Written problem: Please write out the lines of the data exactly, beginning with the first and ending with the line containing "plt.rcParams['font.family'] = ['Liberation"; leave the pictures behind.
#### Supplied information ####
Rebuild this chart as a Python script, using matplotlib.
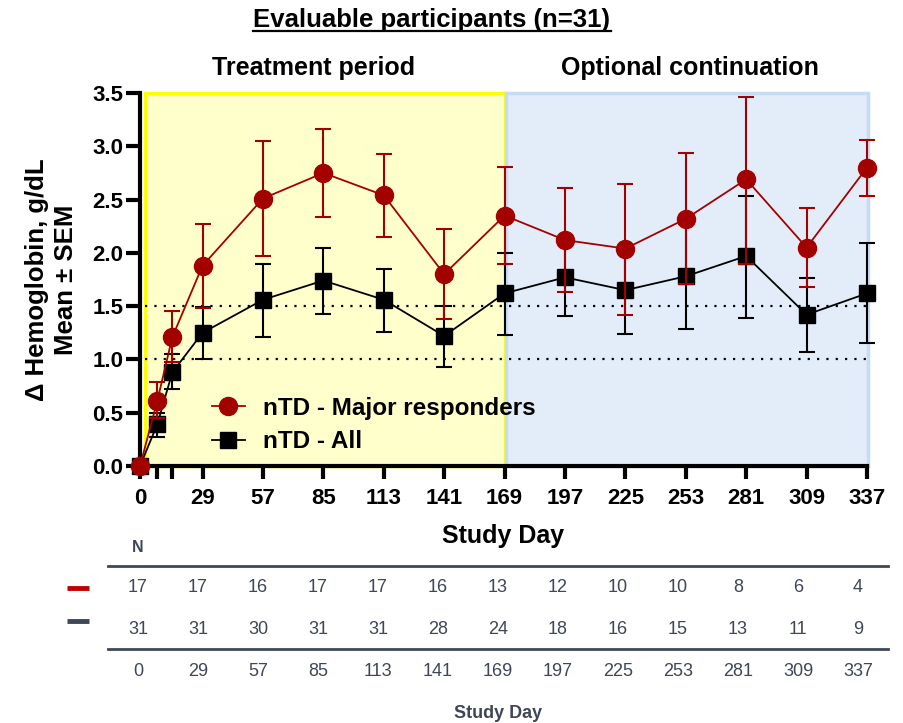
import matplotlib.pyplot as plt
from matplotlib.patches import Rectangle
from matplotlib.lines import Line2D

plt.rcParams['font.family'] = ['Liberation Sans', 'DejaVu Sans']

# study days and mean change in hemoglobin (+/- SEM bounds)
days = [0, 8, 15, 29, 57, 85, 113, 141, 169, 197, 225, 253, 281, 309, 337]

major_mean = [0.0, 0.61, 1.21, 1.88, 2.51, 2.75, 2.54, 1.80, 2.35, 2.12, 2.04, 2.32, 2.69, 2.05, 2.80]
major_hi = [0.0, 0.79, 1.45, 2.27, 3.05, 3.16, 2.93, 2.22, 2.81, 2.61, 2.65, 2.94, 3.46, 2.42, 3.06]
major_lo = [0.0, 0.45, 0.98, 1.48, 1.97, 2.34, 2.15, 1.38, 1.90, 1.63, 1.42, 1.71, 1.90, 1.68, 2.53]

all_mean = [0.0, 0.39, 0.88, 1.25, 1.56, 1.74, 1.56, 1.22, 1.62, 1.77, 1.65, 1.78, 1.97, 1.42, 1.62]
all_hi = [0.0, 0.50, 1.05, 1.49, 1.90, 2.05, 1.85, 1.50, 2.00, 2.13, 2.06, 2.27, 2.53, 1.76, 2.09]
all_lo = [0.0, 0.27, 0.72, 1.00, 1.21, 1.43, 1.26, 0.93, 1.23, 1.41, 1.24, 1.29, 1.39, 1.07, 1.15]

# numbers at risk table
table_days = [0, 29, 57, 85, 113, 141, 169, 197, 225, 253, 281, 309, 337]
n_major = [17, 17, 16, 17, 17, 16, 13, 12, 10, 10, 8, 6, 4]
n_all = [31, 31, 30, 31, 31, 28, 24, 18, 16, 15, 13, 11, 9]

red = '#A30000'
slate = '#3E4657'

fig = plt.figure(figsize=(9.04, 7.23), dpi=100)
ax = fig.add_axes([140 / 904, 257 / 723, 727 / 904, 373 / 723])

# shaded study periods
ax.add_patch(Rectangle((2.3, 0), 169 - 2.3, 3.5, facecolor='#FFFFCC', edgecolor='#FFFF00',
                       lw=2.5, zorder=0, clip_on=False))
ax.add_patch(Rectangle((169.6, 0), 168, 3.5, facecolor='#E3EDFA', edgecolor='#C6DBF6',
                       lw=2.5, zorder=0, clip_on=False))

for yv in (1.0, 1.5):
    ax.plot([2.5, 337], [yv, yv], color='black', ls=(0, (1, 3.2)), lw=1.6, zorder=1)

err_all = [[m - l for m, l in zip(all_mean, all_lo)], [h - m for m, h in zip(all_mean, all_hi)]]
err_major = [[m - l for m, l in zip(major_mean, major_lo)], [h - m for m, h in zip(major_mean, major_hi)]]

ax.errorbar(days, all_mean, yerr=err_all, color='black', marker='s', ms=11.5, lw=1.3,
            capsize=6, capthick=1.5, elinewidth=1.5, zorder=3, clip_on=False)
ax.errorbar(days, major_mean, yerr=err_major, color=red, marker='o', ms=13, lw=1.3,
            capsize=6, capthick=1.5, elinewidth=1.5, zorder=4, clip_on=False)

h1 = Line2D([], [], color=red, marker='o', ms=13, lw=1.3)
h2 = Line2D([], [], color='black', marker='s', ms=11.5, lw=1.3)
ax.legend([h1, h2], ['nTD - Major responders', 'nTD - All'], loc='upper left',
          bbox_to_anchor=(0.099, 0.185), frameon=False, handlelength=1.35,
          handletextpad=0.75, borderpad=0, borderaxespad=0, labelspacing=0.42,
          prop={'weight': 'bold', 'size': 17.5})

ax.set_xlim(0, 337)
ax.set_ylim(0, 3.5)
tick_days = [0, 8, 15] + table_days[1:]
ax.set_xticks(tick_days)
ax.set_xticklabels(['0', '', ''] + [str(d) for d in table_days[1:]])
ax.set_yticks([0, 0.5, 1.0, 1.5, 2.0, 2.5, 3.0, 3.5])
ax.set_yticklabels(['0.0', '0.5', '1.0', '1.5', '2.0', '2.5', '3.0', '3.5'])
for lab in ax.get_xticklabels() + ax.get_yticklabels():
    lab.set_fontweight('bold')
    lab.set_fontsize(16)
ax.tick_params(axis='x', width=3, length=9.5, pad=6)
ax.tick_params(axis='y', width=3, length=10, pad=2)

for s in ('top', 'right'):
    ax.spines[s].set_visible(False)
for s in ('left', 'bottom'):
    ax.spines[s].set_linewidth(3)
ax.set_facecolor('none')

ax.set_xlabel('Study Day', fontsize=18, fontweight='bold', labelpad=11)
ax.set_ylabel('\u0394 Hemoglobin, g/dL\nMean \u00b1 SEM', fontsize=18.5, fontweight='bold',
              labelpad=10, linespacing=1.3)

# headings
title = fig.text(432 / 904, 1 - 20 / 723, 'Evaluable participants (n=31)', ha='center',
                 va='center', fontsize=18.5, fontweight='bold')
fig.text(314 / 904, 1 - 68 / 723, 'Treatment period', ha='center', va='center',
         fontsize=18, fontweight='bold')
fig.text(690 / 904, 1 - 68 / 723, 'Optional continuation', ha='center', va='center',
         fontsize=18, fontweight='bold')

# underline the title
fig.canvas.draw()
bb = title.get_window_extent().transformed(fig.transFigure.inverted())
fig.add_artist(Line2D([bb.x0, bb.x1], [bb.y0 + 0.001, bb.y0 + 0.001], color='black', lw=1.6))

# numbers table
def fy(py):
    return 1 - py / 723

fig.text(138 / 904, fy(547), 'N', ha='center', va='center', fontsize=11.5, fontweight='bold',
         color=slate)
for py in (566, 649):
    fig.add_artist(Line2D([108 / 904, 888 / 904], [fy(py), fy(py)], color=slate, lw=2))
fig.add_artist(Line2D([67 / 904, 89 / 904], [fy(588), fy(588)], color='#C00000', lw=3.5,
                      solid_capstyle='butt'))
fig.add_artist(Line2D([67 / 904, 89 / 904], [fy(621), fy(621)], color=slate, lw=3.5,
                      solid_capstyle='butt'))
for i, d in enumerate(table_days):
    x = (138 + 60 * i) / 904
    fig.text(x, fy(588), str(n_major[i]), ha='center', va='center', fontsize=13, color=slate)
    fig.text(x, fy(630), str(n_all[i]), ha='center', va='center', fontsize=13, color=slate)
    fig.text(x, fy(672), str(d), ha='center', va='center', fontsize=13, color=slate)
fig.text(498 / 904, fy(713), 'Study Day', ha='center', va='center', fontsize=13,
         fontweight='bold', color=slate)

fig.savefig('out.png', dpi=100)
####
Answer to the task:
Rebuild this chart as a Python script, using matplotlib.
import matplotlib.pyplot as plt
from matplotlib.patches import Rectangle
from matplotlib.lines import Line2D

plt.rcParams['font.family'] = ['Liberation Sans', 'DejaVu Sans']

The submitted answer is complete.